Common tomb? A tomb is a vaulted burial chamber. In Ireland these are usually private and contain the remains of mulitple family members. We find tombs all over the country. A common burial is a matter of economics. If we can afford a private grave in a burial ground then we purchase it. If we can't we can pay simply for the gravedigger/sextons time in opening and closing a grave and or burying the body. With institutional burials what are the burial costs encountered? Did institutions use common tombs for burial purposes? This is a key question to be answered in the coming years. The Tuam technical report finds it hard to place Tuam M&BH in an Irish context because, I presume, 19th and early 20th century burial practices are so little studied.
Non sacred ground-
Ad hoc burials. An ad hoc burial happens when a person or institution responds to burial requirements as the situation necessitates. Mass graves tend to be ad hoc. They tend to be reactive; they can be hidden due to legal concerns, in remote places or in plain sight.
Ok, I've talked my way round in circles. Mass graves are hard to define. If there are many many babies and children buried in the Tuam underground chambers then it is a mass of burials. Did the children get a decent burial? Was the ground consecrated in the first place? Were they respectfully shrouded or in coffins? Was each burial attended and given funeral rites by a member of the clergy? As they were laid into underground chambers can we catergorise the burial place as a tomb? Repurposed.

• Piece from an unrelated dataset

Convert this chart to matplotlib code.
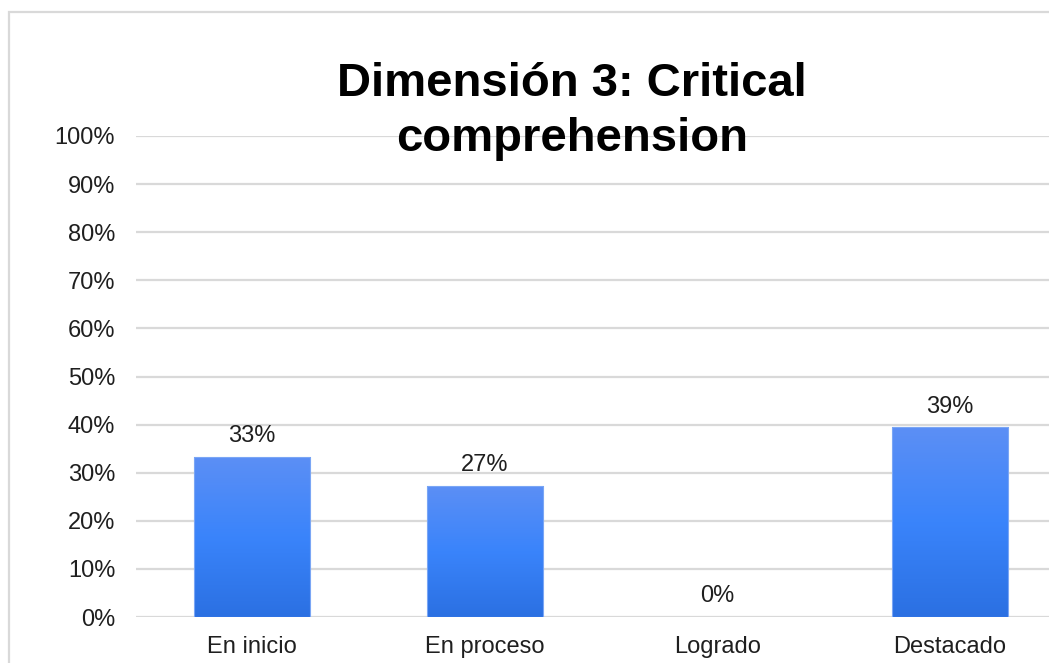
import matplotlib
matplotlib.use("Agg")
import matplotlib.pyplot as plt
import numpy as np
from matplotlib.colors import LinearSegmentedColormap
from matplotlib.patches import Rectangle

categories = ["En inicio", "En proceso", "Logrado", "Destacado"]
values = [33.3, 27.3, 0.0, 39.4]
y_ticks = list(range(0, 101, 10))
title = "Dimensión 3: Critical\ncomprehension"

plt.rcParams["font.family"] = ["Liberation Sans", "DejaVu Sans"]
TEXT = "#1f1f1f"
GRID = "#d9d9d9"

bar_cmap = LinearSegmentedColormap.from_list(
    "bar_blue", ["#2b70e2", "#3a84fb", "#5c8ff5"]
)

fig = plt.figure(figsize=(10.49, 6.63), dpi=100)
W, H = 1049, 663

# outer chart frame, running off the right and bottom edges
fig.patches.append(Rectangle((9 / W, -0.1), 1.2, 1 - 12 / H + 0.1,
                             transform=fig.transFigure, fill=False,
                             edgecolor=GRID, linewidth=1.6))

ax = fig.add_axes([136 / W, 1 - 617 / H, 1 - 136 / W, (617 - 136) / H])
x = np.arange(len(categories))
bars = ax.bar(x, values, width=0.5, color="none", edgecolor="none", zorder=3)

xlim = (-0.5, (W - 136) / 232.5 - 0.5)
ylim = (0, 100)

grad = np.linspace(0, 1, 256).reshape(-1, 1)
for bar, v in zip(bars, values):
    if v <= 0:
        continue
    x0 = bar.get_x()
    x1 = x0 + bar.get_width()
    img = ax.imshow(grad, cmap=bar_cmap, origin="lower", aspect="auto",
                    extent=[x0, x1, 0, v], zorder=3)
    img.set_clip_path(bar)
    ax.add_patch(Rectangle((x0, 0), x1 - x0, v, fill=False,
                           edgecolor="#7aa6f5", linewidth=0.8, zorder=4))

for xi, v in zip(x, values):
    ax.annotate(f"{v:.0f}%", (xi, v), xytext=(0, 7), textcoords="offset points",
                ha="center", va="bottom", fontsize=17, color=TEXT)

ax.set_xlim(*xlim)
ax.set_ylim(*ylim)
ax.set_yticks(y_ticks)
ax.set_yticklabels([f"{t}%" for t in y_ticks])
ax.set_xticks(x)
ax.set_xticklabels(categories)
ax.tick_params(axis="both", length=0, labelsize=17, colors=TEXT)
ax.tick_params(axis="y", pad=15)
ax.tick_params(axis="x", pad=14)
ax.yaxis.grid(True, color=GRID, linewidth=1.6, zorder=0)
ax.set_axisbelow(True)
for s in ax.spines.values():
    s.set_visible(False)

fig.text(572 / W, 1 - 62 / H, title, ha="center", va="top", fontsize=34,
         fontweight="bold", color="black", linespacing=1.32)

fig.savefig("out.png", dpi=100)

Can the diocese show that the ground was consecrated? Even if they don't have a record of a priest blessing the ground, does that mean that a priest never consecrated the ground? If you clean out an old septic tank/wastewater structure; block it's feeding drains; consecrate it - is it then a formal, Christian burial place?
Defining a mass grave is a complex process and with politicised issues such as Tuam one person's mass grave will be another's common tomb.
To my mind it all comes back to that strange word 'decency'. Can we infer decent treatment from the archaeological & historical data?